-- Stated goal --
Extract the first line of the entries below and every line after it up to the one containing "from matplotlib.patches import Rectangle", both kept. Pictures are excluded.

[Source code of charts]
** START **

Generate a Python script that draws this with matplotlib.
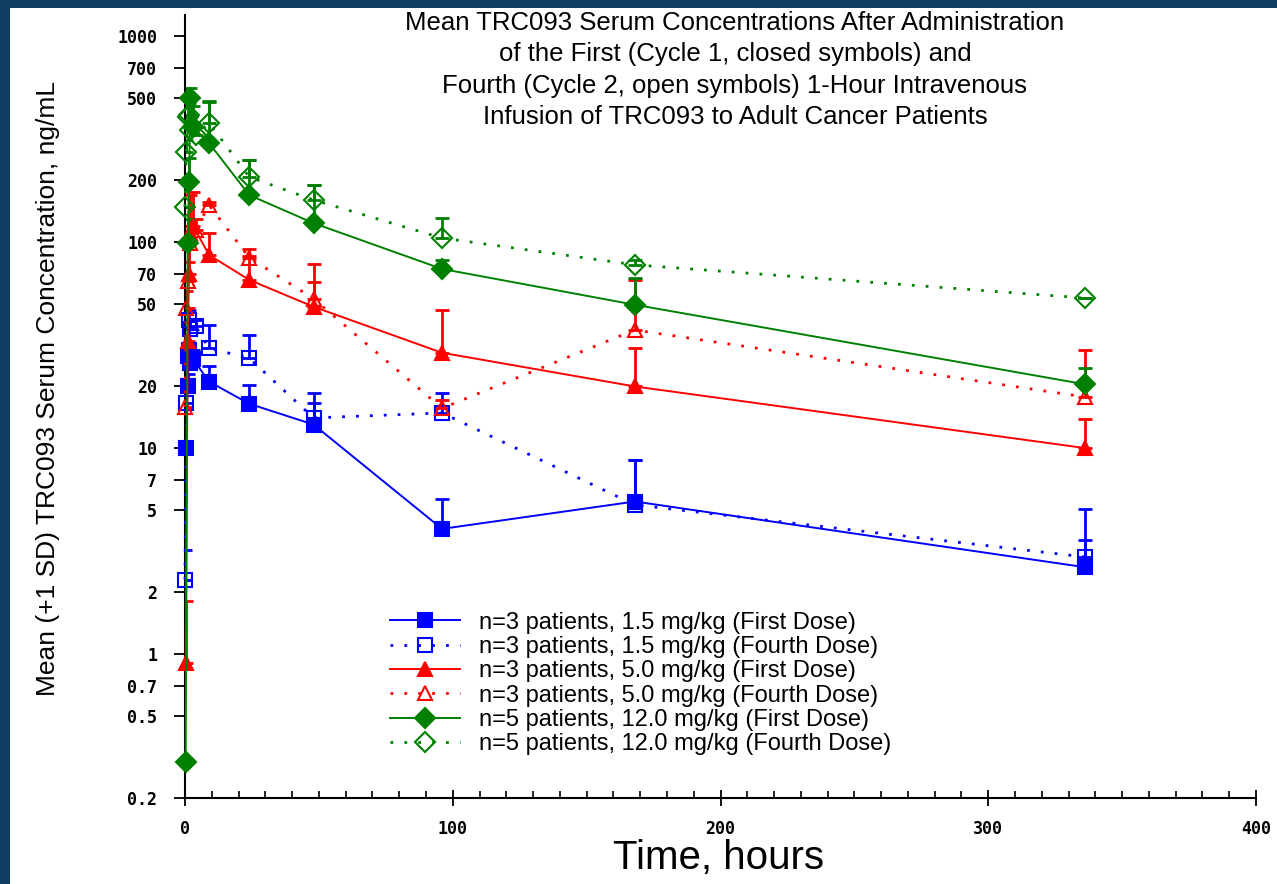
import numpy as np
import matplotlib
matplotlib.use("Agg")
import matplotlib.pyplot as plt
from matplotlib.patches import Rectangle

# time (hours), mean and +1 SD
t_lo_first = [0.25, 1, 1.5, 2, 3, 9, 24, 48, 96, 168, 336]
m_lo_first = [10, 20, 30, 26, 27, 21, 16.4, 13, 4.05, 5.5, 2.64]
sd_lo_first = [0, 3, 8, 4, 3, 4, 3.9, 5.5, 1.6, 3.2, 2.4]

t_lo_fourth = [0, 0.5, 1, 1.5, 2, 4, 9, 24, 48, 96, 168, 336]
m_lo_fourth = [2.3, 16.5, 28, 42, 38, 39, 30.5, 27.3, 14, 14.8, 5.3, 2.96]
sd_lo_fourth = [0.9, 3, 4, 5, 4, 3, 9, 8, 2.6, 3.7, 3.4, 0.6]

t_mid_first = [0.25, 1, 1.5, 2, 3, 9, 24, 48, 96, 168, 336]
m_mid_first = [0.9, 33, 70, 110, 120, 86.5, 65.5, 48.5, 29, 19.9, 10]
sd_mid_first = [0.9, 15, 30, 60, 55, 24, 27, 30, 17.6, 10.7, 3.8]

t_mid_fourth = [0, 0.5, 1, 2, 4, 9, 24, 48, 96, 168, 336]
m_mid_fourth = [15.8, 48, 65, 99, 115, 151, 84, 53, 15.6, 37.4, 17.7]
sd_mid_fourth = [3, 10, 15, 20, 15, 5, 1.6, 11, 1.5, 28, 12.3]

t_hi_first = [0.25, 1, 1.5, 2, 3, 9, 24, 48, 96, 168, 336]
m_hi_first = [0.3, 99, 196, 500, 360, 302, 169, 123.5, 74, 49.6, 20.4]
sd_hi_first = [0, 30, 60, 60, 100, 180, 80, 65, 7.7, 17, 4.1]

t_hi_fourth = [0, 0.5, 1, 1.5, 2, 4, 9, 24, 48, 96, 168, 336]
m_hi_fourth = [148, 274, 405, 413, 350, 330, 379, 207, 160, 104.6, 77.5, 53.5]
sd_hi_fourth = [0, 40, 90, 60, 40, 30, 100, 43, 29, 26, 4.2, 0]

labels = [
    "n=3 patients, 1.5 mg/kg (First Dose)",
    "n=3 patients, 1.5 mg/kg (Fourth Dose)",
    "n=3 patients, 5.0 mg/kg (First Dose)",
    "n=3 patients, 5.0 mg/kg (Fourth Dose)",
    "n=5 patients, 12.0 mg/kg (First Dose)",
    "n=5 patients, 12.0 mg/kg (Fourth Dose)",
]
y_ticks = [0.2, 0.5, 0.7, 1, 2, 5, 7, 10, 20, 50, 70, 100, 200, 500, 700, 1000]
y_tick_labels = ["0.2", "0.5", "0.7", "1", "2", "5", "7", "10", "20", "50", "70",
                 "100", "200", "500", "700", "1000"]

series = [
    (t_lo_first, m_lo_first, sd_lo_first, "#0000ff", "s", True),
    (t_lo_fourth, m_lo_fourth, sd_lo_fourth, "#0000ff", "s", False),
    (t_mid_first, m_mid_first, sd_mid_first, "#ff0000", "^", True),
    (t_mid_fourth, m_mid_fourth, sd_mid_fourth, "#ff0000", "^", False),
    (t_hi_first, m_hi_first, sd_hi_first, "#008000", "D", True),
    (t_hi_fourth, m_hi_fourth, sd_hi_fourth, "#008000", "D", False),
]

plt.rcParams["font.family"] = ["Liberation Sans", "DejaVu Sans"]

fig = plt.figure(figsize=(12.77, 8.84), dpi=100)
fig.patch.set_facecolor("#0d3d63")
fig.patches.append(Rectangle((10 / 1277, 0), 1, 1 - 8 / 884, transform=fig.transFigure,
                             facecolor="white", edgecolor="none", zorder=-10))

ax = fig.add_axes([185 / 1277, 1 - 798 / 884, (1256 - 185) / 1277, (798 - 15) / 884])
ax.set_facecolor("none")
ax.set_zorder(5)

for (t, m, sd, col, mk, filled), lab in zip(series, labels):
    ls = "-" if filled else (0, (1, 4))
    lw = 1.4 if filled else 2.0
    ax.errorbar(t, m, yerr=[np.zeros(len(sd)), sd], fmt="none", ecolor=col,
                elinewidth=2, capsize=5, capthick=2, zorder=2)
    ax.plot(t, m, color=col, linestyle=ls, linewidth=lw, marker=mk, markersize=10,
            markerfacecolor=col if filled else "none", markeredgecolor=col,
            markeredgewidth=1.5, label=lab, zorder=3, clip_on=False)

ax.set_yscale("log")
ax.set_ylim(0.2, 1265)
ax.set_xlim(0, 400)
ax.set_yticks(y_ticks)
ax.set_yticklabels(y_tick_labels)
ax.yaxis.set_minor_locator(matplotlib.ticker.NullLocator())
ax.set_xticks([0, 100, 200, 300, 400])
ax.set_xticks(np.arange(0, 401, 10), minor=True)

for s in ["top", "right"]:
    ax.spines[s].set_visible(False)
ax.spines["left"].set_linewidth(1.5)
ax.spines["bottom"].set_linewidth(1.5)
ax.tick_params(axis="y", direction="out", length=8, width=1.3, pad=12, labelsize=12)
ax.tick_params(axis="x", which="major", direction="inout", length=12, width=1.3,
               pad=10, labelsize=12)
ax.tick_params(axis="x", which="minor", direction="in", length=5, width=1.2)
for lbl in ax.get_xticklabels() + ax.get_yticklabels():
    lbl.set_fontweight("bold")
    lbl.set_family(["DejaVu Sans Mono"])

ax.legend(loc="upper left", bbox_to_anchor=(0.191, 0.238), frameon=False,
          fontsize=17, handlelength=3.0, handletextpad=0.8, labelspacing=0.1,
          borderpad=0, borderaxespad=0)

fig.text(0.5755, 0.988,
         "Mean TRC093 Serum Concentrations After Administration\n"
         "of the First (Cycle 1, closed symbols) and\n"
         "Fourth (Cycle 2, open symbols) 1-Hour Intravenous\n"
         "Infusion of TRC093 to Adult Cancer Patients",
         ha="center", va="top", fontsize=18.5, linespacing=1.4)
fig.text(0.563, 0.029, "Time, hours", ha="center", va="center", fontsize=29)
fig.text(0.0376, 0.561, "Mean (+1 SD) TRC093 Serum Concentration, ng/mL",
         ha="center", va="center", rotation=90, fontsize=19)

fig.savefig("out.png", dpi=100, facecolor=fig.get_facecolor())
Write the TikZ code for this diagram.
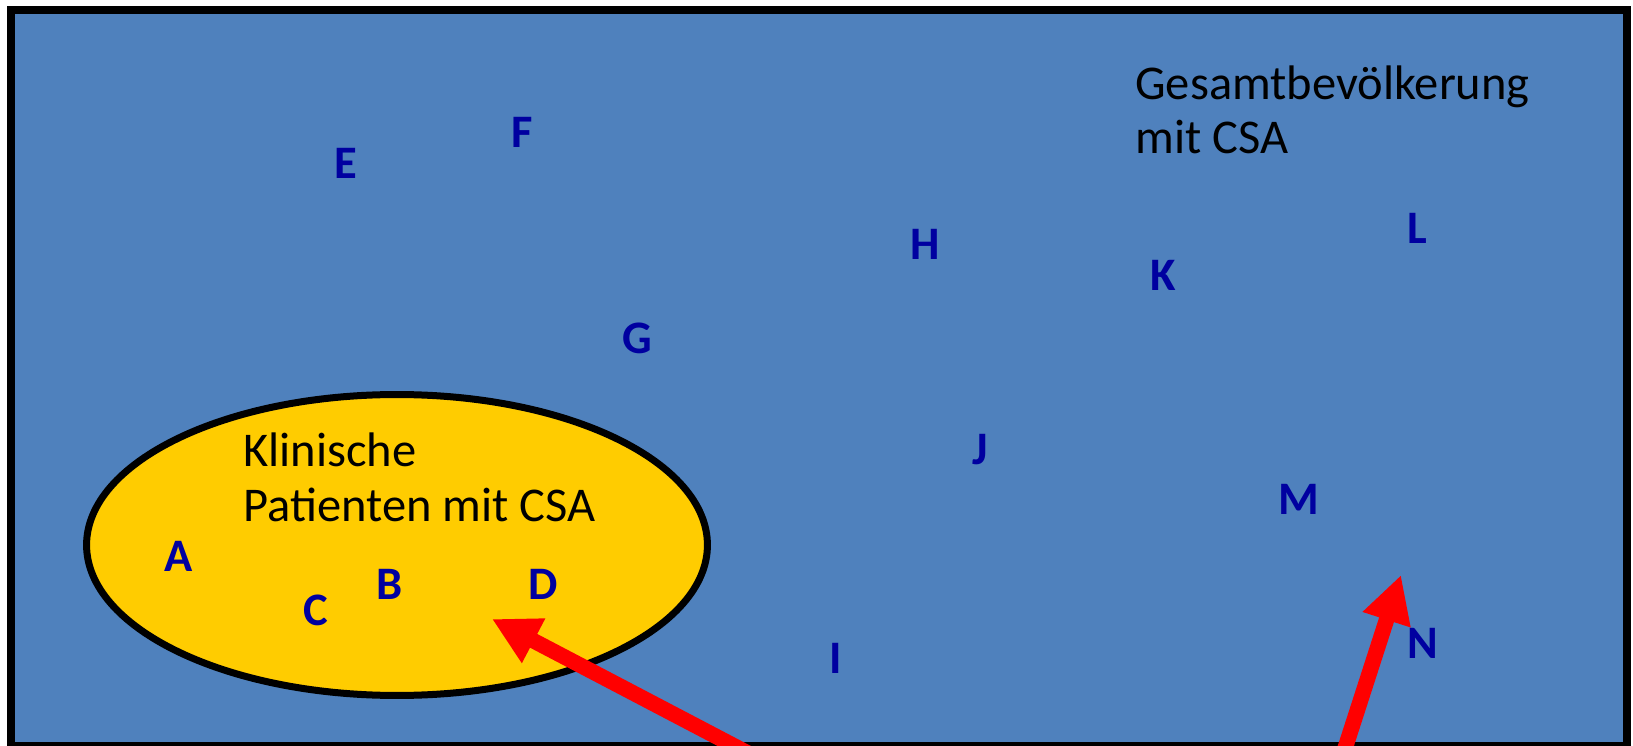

** END **

-- Response --
Generate a Python script that draws this with matplotlib.
import numpy as np
import matplotlib
matplotlib.use("Agg")
import matplotlib.pyplot as plt
from matplotlib.patches import Rectangle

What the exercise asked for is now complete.